WHAT YOU WILL DO: Below are the entries; state how many of their lines contain the string "this", and nothing more.

═══

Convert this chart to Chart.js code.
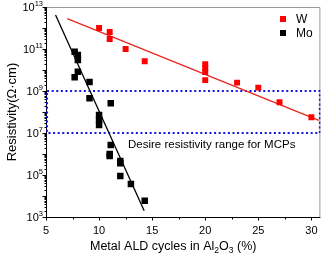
<!DOCTYPE html>
<html><head><meta charset="utf-8">
<script src="https://cdn.jsdelivr.net/npm/chart.js@4/dist/chart.umd.min.js"></script>
<style>html,body{margin:0;padding:0;background:#fff}#wrap{width:325px;height:258px;position:relative}</style>
</head><body><div id="wrap"><canvas id="c" width="325" height="258" style="width:325px;height:258px"></canvas></div>
<script>
// ---- data ----
const wCycles        = [10, 11, 11, 12.5, 14.3, 20, 20, 20, 20, 23, 25, 27, 30];
const wResistivity   = [1.0e12, 6.5e11, 3.0e11, 1.0e11, 2.6e10, 1.9e10, 1.25e10, 8e9, 3.3e9, 2.5e9, 1.45e9, 2.9e8, 5.6e7];
const moCycles       = [7.7, 8, 8, 8, 7.7, 9.1, 9.1, 11.1, 10, 10, 10, 11.1, 11, 11, 12, 12, 12, 13, 14.3];
const moResistivity  = [7.4e10, 5.2e10, 3e10, 8.3e9, 4.5e9, 2.7e9, 4.5e8, 2.6e8, 7.2e7, 4.2e7, 2.4e7, 2.7e6, 1e6, 8e5, 4.6e5, 3.6e5, 9e4, 3.7e4, 6e3];
const wFitCycles      = [7, 30.7];
const wFitResistivity = [2.8e12, 4.0e7];
const moFitCycles      = [5.9, 14.25];
const moFitResistivity = [4.2e12, 2.0e3];
const rangeCycles      = [5.1, 30.8, 30.8, 5.1, 5.1];
const rangeResistivity = [1e9, 1e9, 1e7, 1e7, 1e9];
const xTickValues   = [5, 10, 15, 20, 25, 30];
const yTickExponents = [3, 5, 7, 9, 11, 13];
const seriesNames = ['W', 'Mo'];
const rangeLabel = 'Desire resistivity range for MCPs';
const xTitle = ['Metal ALD cycles in Al', '2', 'O', '3', ' (%)'];
const yTitle = 'Resistivity(Ω·cm)';

const FONT = '"Liberation Sans", Arial, sans-serif';
const pts = (xs, ys) => xs.map((x, i) => ({x: x, y: ys[i]}));

const decorPlugin = {
  id: 'decor',
  beforeDatasetsDraw(chart) {
    const {ctx, chartArea: a, scales: {x, y}} = chart;
    ctx.save();
    // frame
    ctx.lineWidth = 1;
    ctx.strokeStyle = '#9a9a9a';
    ctx.beginPath();
    ctx.moveTo(a.left, a.top + 0.5); ctx.lineTo(a.right - 0.5, a.top + 0.5); ctx.lineTo(a.right - 0.5, a.bottom);
    ctx.stroke();
    ctx.strokeStyle = '#000';
    ctx.beginPath();
    ctx.moveTo(a.left + 0.5, a.top); ctx.lineTo(a.left + 0.5, a.bottom + 0.5); ctx.lineTo(a.right, a.bottom + 0.5);
    ctx.stroke();
    // y ticks (decades + minor)
    ctx.beginPath();
    for (let e = yTickExponents[0]; e <= yTickExponents[yTickExponents.length - 1]; e++) {
      const py = Math.round(y.getPixelForValue(Math.pow(10, e))) + 0.5;
      ctx.moveTo(a.left + 0.5, py); ctx.lineTo(a.left - 3.5, py);
      if (e < yTickExponents[yTickExponents.length - 1]) {
        for (let m = 2; m <= 9; m++) {
          const q = Math.round(y.getPixelForValue(m * Math.pow(10, e))) + 0.5;
          ctx.moveTo(a.left + 0.5, q); ctx.lineTo(a.left - 1.5, q);
        }
      }
    }
    // x ticks (major + minor)
    for (let v = xTickValues[0]; v <= 30.5; v += 2.5) {
      const px = Math.round(x.getPixelForValue(v)) + 0.5;
      const len = (v % 5 === 0) ? 3 : 2;
      ctx.moveTo(px, a.bottom + 0.5); ctx.lineTo(px, a.bottom + 0.5 + len);
    }
    ctx.stroke();

    // y tick labels with superscripts
    ctx.fillStyle = '#000';
    ctx.textBaseline = 'middle';
    yTickExponents.forEach(e => {
      const py = y.getPixelForValue(Math.pow(10, e));
      ctx.font = '7.5px ' + FONT;
      const ew = ctx.measureText(String(e)).width;
      ctx.textAlign = 'left';
      const right = a.left - 3;
      ctx.fillText(String(e), right - ew, py - 3.5);
      ctx.font = '11px ' + FONT;
      ctx.textAlign = 'right';
      ctx.fillText('10', right - ew, py + 1);
    });

    // x title with subscripts
    let cx = 90;
    const ty = 247;
    ctx.textAlign = 'left';
    xTitle.forEach((s, i) => {
      const sub = (i === 1 || i === 3);
      ctx.font = (sub ? '8.5px ' : '12.5px ') + FONT;
      ctx.fillText(s, cx, sub ? ty + 4 : ty);
      cx += ctx.measureText(s).width;
    });

    // y title
    ctx.save();
    ctx.translate(12, (a.top + a.bottom) / 2);
    ctx.rotate(-Math.PI / 2);
    ctx.font = '13px ' + FONT;
    ctx.textAlign = 'center';
    ctx.fillText(yTitle, 0, 0);
    ctx.restore();

    // annotation
    ctx.font = '11.5px ' + FONT;
    ctx.textAlign = 'left';
    ctx.fillText(rangeLabel, 128, 145);
    ctx.restore();
  },
  afterDraw(chart) {
    const {ctx} = chart;
    ctx.save();
    ctx.font = '12px ' + FONT;
    ctx.textBaseline = 'middle';
    ctx.textAlign = 'left';
    [0, 1].forEach(i => {
      const ds = chart.data.datasets[i];
      const cy = 19 + i * 14;
      ctx.fillStyle = ds.backgroundColor;
      ctx.fillRect(280, cy - 3, 6, 6);
      ctx.fillStyle = '#000';
      ctx.fillText(ds.label, 296, cy + 0.5);
    });
    ctx.restore();
  }
};

new Chart(document.getElementById('c'), {
  type: 'scatter',
  data: {
    datasets: [
      {label: seriesNames[0], data: pts(wCycles, wResistivity), backgroundColor: '#ff0000', borderWidth: 0,
       pointStyle: 'rect', pointRadius: 4.2, pointHoverRadius: 4.2},
      {label: seriesNames[1], data: pts(moCycles, moResistivity), backgroundColor: '#000000', borderWidth: 0,
       pointStyle: 'rect', pointRadius: 4.6, pointHoverRadius: 4.6},
      {label: 'W fit', data: pts(wFitCycles, wFitResistivity), showLine: true, borderColor: '#e8261e',
       borderWidth: 1.3, pointRadius: 0, fill: false},
      {label: 'Mo fit', data: pts(moFitCycles, moFitResistivity), showLine: true, borderColor: '#000000',
       borderWidth: 1.3, pointRadius: 0, fill: false},
      {label: 'range', data: pts(rangeCycles, rangeResistivity), showLine: true, borderColor: '#1414e6',
       borderWidth: 2, borderDash: [2, 2.6], pointRadius: 0, fill: false}
    ]
  },
  options: {
    responsive: false,
    maintainAspectRatio: false,
    animation: false,
    devicePixelRatio: 1,
    layout: {padding: {top: 7, right: 3, left: 0, bottom: 0}},
    plugins: {legend: {display: false}, tooltip: {enabled: false}},
    scales: {
      x: {
        type: 'linear', min: 5, max: 30.85,
        afterBuildTicks: s => { s.ticks = xTickValues.map(v => ({value: v})); },
        afterFit: s => { s.height = 41; },
        grid: {display: false, drawTicks: false},
        border: {display: false},
        ticks: {color: '#000', font: {family: FONT, size: 11}, padding: 7, maxRotation: 0, autoSkip: false}
      },
      y: {
        type: 'logarithmic', min: 1e3, max: 1e13,
        afterBuildTicks: s => { s.ticks = yTickExponents.map(e => ({value: Math.pow(10, e)})); },
        afterFit: s => { s.width = 46; },
        grid: {display: false, drawTicks: false},
        border: {display: false},
        ticks: {display: false}
      }
    }
  },
  plugins: [decorPlugin]
});
</script>
</body></html>
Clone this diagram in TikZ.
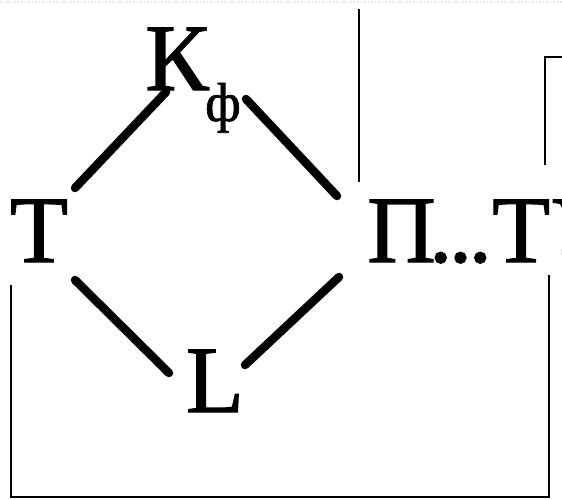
\documentclass[tikz,border=0pt]{standalone}
\usepackage{fontspec}
\setmainfont{Liberation Serif}
\newfontfamily\scanserif{Liberation Serif}[FakeBold=1.2]
\begin{document}
\begin{tikzpicture}[x=1pt,y=-1pt,
  lbl/.style={inner sep=0pt, font=\scanserif\fontsize{95}{100}\selectfont, anchor=base},
  sublbl/.style={inner sep=0pt, font=\scanserif\fontsize{55}{60}\selectfont, anchor=base},
  bond/.style={line width=8.5pt, line cap=round},
  frameline/.style={line width=2.2pt},
  scanline/.style={gray!20, dotted, line width=1.5pt}]
\useasboundingbox (0,0) rectangle (562,499);
% faint scan artefact at the top
\draw[scanline] (0,2) -- (562,2);
% labels
\node[lbl] (K) at (177,90) {К};
\node[sublbl] (f) at (223,121) {ф};
\node[lbl] (T) at (39,262) {Т};
\node[lbl, anchor=base west] (P) at (367,262) {П\kern-7pt.\kern-4pt.\kern-4pt.ТУ};
\node[lbl] (L) at (215,412) {L};
% connector end points near the labels
\coordinate (kt) at (166,92);
\coordinate (tk) at (75,188);
\coordinate (kp) at (246,99);
\coordinate (pk) at (337,196);
\coordinate (tl) at (75,280);
\coordinate (lt) at (169,373);
\coordinate (lp) at (245,365);
\coordinate (pl) at (339,277);
\draw[bond] (kt) -- (tk);
\draw[bond] (kp) -- (pk);
\draw[bond] (tl) -- (lt);
\draw[bond] (lp) -- (pl);
% frame lines
\draw[frameline] (359,9) -- (359,182);
\draw[frameline] (545,165) -- (545,57) -- (562,57);
\draw[frameline] (11,285) -- (11,497) -- (549,497) -- (549,275);
\end{tikzpicture}
\end{document}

═══

EXERCISE RESPONSE: 2